The game going into overtime also meant there was probably some heated competition between companies to re-run some commercials during those crucial moments.

Yelkur said the losers of the night could be the ones that caused a little controversy, including some religious and political ads that could feel a little out of place for such a night of football entertainment. The commercial below, paid for by the group He Gets Us, is among those getting the most reactions among the masses.

Yelkur added some commercials went unnoticed because they just didn't have the entertainment, humor, or celebrity cameos present.

Temu’s ‘Shop Like A Billionaire’ ad – which replayed three times possibly due to the overtime – has gained attention for making the ‘worst commercial’ lists on the internet.
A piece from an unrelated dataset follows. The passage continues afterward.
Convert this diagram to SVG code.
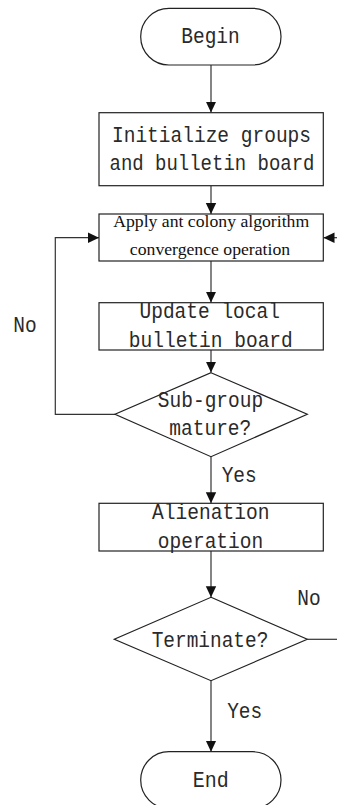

Some new companies Yelkur says advertised during the Super Bowl for the first time ever include Nerds candy, Drumstick ice cream, the Popeyes chicken chain, and the social media app Snapchat. Apartments.com is another big spender and newcomer to the Super Bowl ad realm, which paid for three spots this year.

Some of the regulars we did not see on TV this weekend are the big three automakers whose workers went on strike last year.

"And there's no particular reason they're staying out. Maybe that's their advertising budget this year. It could be related to the sentiment of the company and the people,” Yelkur said. "How the optics would look if they spent $7 million or $14 million on a Super Bowl commercial.”